A few other observations:

1.  The numbers expecting the parties to make a sincere effort to work with each other were higher than I expected. 
2.  Just after the 2016 election, 58% expected Trump to make an effort to work with the Democrats, which was somewhat ahead of the number who expected the Republicans in Congress to work with the Democrats.  That might be because in 2016, many people saw Trump as a "dealmaker" rather than a traditional conservative, or it may be that there is a tendency to have hopes for a new president.  
3.  It's not possible to be sure, but it seems that the questions that asked about the future produced more positive responses than those that asked about the past.
4.  Following from the previous points, it's unfortunate that this question hasn't been asked since 2016--I would like to see how expectations have changed.

[Data from the Roper Center for Public Opinion Research]

Friday, February 2, 2024

Republicans and reality

 If you go by the standard statistics, the economy is doing very well--unemployment remains low, inflation and interest rates are coming down, the stock market is rising.  Yet the public still isn't impressed, although ratings have been improving recently.  Paul Krugman suggests that the reason is politics--that Republicans have rated the economy as bad ever since Joe Biden took office, and have continued to do so even as economic conditions have improved.  He says that Republican "beliefs are nearly impervious to reality."  
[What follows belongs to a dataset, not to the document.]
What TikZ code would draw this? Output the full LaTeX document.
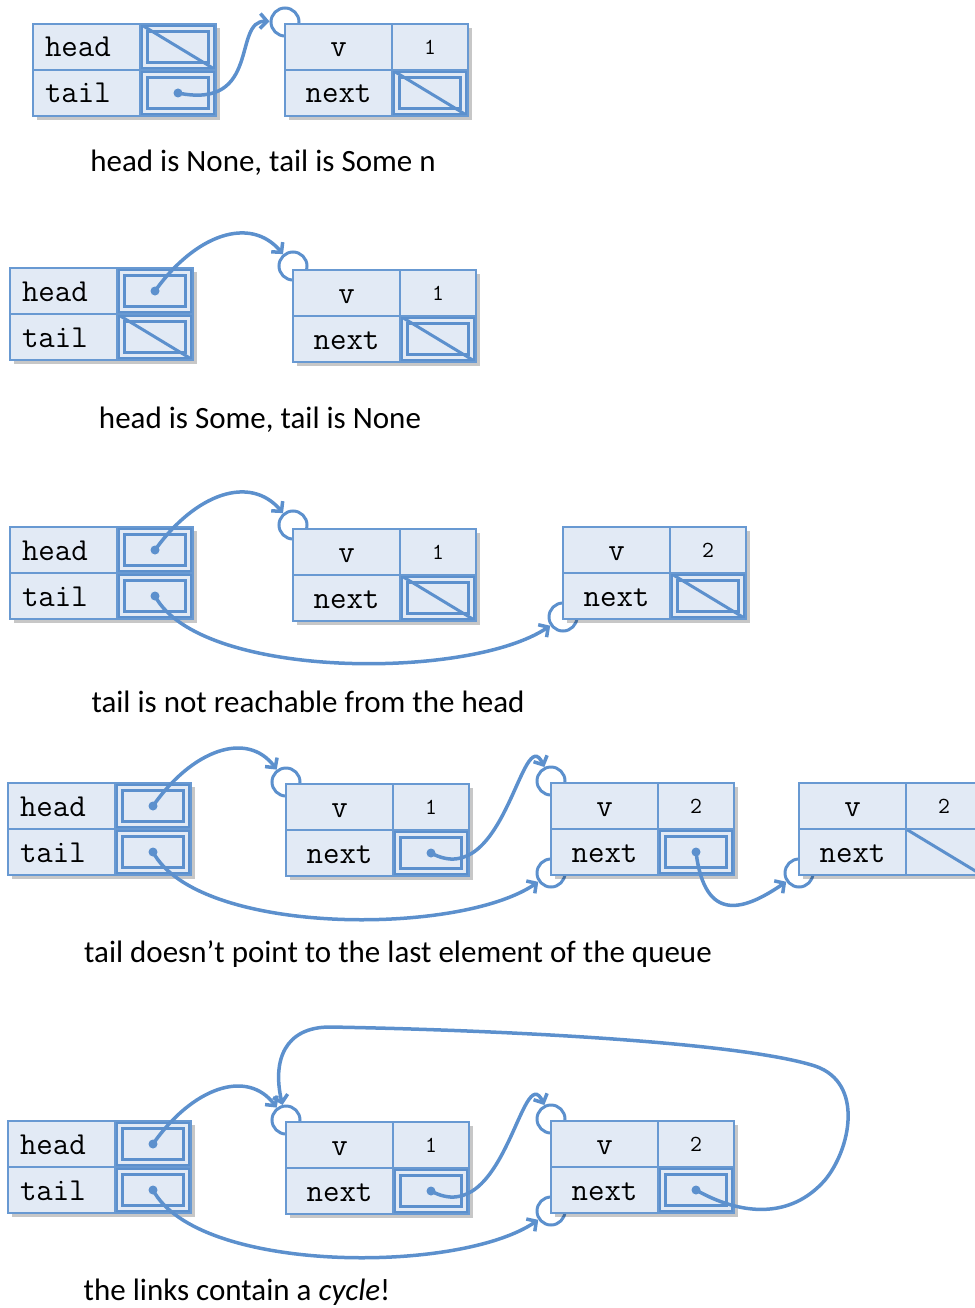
\documentclass[tikz,border=0pt]{standalone}
\usepackage{fontspec}
\setmainfont{Carlito}
\usetikzlibrary{positioning}
\usetikzlibrary{arrows.meta}

\definecolor{linkblue}{RGB}{92,144,205}
\definecolor{cellline}{RGB}{104,153,210}
\definecolor{cellfill}{RGB}{226,234,245}

\newcommand{\cellframes}{%
  \draw[linkblue, line width=3pt] ([shift={(1.5,-1.5)}]path picture bounding box.north west) rectangle ([shift={(-1.5,1.5)}]path picture bounding box.south east);
  \draw[linkblue, line width=2.5pt] ([shift={(7.5,-7.5)}]path picture bounding box.north west) rectangle ([shift={(-7.5,7.5)}]path picture bounding box.south east);}
\newcommand{\celldiag}{%
  \draw[linkblue, line width=3pt] (path picture bounding box.north west) -- (path picture bounding box.south east);}

\tikzset{
  cellbase/.style={draw=cellline, fill=cellfill, line width=1.5pt, minimum height=46pt,
    inner sep=0pt, outer sep=0pt, font=\ttfamily\fontsize{32}{34}\selectfont,
    text height=20pt, text depth=0pt},
  qcell/.style={cellbase, inner xsep=12pt, text width=83pt, align=left},
  vcell/.style={cellbase, minimum width=107pt},
  ncell/.style={cellbase, minimum width=76pt, font=\ttfamily\fontsize{23}{25}\selectfont, text height=15pt},
  ptrcell/.style={cellbase, minimum width=76pt, path picture={\cellframes}},
  nullcell/.style={cellbase, minimum width=76pt, path picture={\cellframes\celldiag}},
  diagcell/.style={cellbase, minimum width=76pt, path picture={\celldiag}},
  recshadow/.style={fill=black, opacity=0.22},
  ring/.style={circle, draw=linkblue, line width=3pt, minimum size=28pt, inner sep=0pt},
  link/.style={draw=linkblue, line width=3.5pt, -{Straight Barb[length=7pt,width=15pt]}},
  caption/.style={font=\fontsize{31}{36}\selectfont}
}

% queue record: name, x, y, head cell, tail cell
\newcommand{\queuerec}[5]{%
  \fill[recshadow] (#2+4,#3-4) rectangle ++(183,-92);
  \node[qcell, anchor=north west] (#1h) at (#2,#3) {head};
  \node[qcell, below=0pt of #1h] (#1t) {tail};
  \node[#4, right=0pt of #1h] (#1hp) {};
  \node[#5, right=0pt of #1t] (#1tp) {};
}
% list node record: name, x, y, value, next cell
\newcommand{\listrec}[5]{%
  \fill[recshadow] (#2+4,#3-4) rectangle ++(183,-92);
  \node[vcell, anchor=north west] (#1v) at (#2,#3) {v};
  \node[ncell, right=0pt of #1v] (#1val) {#4};
  \node[vcell, below=0pt of #1v] (#1n) {next};
  \node[#5, right=0pt of #1n] (#1np) {};
}

\begin{document}
\begin{tikzpicture}[x=1pt,y=1pt]
\useasboundingbox (0,0) rectangle (974,-1308);

% rings under the records
\node[ring] (na1top) at (285,-22) {};
\node[ring] (nb1top) at (293,-266) {};
\node[ring] (nc1top) at (293,-525) {};
\node[ring] (nc2bot) at (563,-617) {};
\node[ring] (nd1top) at (286,-782) {};
\node[ring] (nd2top) at (551,-781) {};
\node[ring] (nd2bot) at (551,-873) {};
\node[ring] (nd3bot) at (799,-873) {};
\node[ring] (ne1top) at (286,-1120) {};
\node[ring] (ne2top) at (551,-1119) {};
\node[ring] (ne2bot) at (551,-1211) {};

% head is None, tail is Some n
\queuerec{qa}{33}{-24}{nullcell}{ptrcell}
\listrec{na1}{285}{-24}{1}{nullcell}
\node[caption] (capa) at (263,-163) {head is None, tail is Some n};
\fill[linkblue] (qatp) circle (4.5);
\draw[link] (qatp.center) .. controls (262,-110) and (232,-20) .. (na1top);

% head is Some, tail is None
\queuerec{qb}{10}{-268}{ptrcell}{nullcell}
\listrec{nb1}{293}{-270}{1}{nullcell}
\node[caption] (capb) at (260,-420) {head is Some, tail is None};
\fill[linkblue] (qbhp) circle (4.5);
\draw[link] (qbhp.center) .. controls (195,-235) and (250,-215) .. (nb1top);

% tail is not reachable
\queuerec{qc}{10}{-527}{ptrcell}{ptrcell}
\listrec{nc1}{293}{-529}{1}{nullcell}
\listrec{nc2}{563}{-527}{2}{nullcell}
\node[caption] (capc) at (308,-702) {tail is not reachable from the head};
\fill[linkblue] (qchp) circle (4.5);
\fill[linkblue] (qctp) circle (4.5);
\draw[link] (qchp.center) .. controls (195,-494) and (250,-474) .. (nc1top);
\draw[link] (qctp.center) .. controls (200,-680) and (470,-680) .. (nc2bot);

% tail not at the last element
\queuerec{qd}{8}{-783}{ptrcell}{ptrcell}
\listrec{nd1}{286}{-784}{1}{ptrcell}
\listrec{nd2}{551}{-783}{2}{ptrcell}
\listrec{nd3}{799}{-783}{2}{diagcell}
\node[caption] (capd) at (398,-954) {tail doesn't point to the last element of the queue};
\fill[linkblue] (qdhp) circle (4.5);
\fill[linkblue] (qdtp) circle (4.5);
\fill[linkblue] (nd1np) circle (4.5);
\fill[linkblue] (nd2np) circle (4.5);
\draw[link] (qdhp.center) .. controls (192,-750) and (247,-730) .. (nd1top);
\draw[link] (qdtp.center) .. controls (198,-936) and (460,-936) .. (nd2bot);
\draw[link] (nd1np.center) .. controls (505,-893) and (522,-720) .. (nd2top);
\draw[link] (nd2np.center) .. controls (705,-925) and (745,-910) .. (nd3bot);

% the links contain a cycle
\queuerec{qe}{8}{-1121}{ptrcell}{ptrcell}
\listrec{ne1}{286}{-1122}{1}{ptrcell}
\listrec{ne2}{551}{-1121}{2}{ptrcell}
\node[caption] (cape) at (237,-1292) {the links contain a \emph{cycle}!};
\fill[linkblue] (qehp) circle (4.5);
\fill[linkblue] (qetp) circle (4.5);
\fill[linkblue] (ne1np) circle (4.5);
\fill[linkblue] (ne2np) circle (4.5);
\draw[link] (qehp.center) .. controls (192,-1088) and (247,-1068) .. (ne1top);
\draw[link] (qetp.center) .. controls (198,-1274) and (460,-1274) .. (ne2bot);
\draw[link] (ne1np.center) .. controls (505,-1231) and (522,-1058) .. (ne2top);
\draw[link] (ne2np.center) .. controls (740,-1215) and (790,-1220) .. (825,-1180)
  .. controls (850,-1150) and (865,-1083) .. (815,-1066)
  .. controls (740,-1042) and (500,-1030) .. (330,-1027)
  .. controls (285,-1027) and (272,-1060) .. (ne1top);
\end{tikzpicture}
\end{document}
The Michigan Consumer Surveys have a monthly "index of consumer sentiment" which goes back to the 1940s.  Since April 2017, they have regularly asked people about their party identification.  The figure shows consumer sentiment by party during the Trump administration:


There wasn't much variation among either Democrats or Republicans until Covid hit in early 2020 and ratings declined among both before rising a little in the fall.  I count January 2021 as the beginning of the Biden administration, so changes in the last two months are probably a response to the election results.  Through October 2020, the correlation between Democratic and Republican ratings is about 0.9.  

During the Biden administration:

Ratings diverged in the first few months and Democrats became more positive and Republicans became more negative--since the summer of 2021 they have tracked each other pretty closely.  Over the course of the Biden administration, the correlation has been about 0.75.  That is, Republicans and Democrats responded to reality in similar ways during both administrations (and to similar degrees--the standard deviations were about the same).  Of course, politics make a difference--Democrats were more favorable under Biden and Republicans were more favorable under Trump.  It's possible that the change of administration had more impact on Republicans--this seems to be the case for beliefs about crime rates and the prospects of the next generation.  But it's hard to say, because economic conditions also changed substantially between late 2020 and mid-2021:  unemployment fell but inflation rose.  

The general point is that negative perceptions aren't just Republican partisanship:  something was making Democrats feel worse about the economy between mid-2021 and mid-2022.  



And something has made Republicans feel better since mid-2022:


 That still leaves the question of why views were so negative in mid-2022, and are still pretty negative despite recent improvement.  In August 2022, unemployment was 3.7%, annual inflation was 8.2%, and the index was 53.2.  In November 1973, unemployment was worse (4.8%), inflation was essentially the same (8.3%), but the index was twenty points higher (76.5).  I'd say that the two most plausible explanations are (a) a general shift towards more negative assessments, maybe because of more negative media coverage and (b) a stronger reaction to the inflation of the 2020s because it came suddenly and people weren't used to it.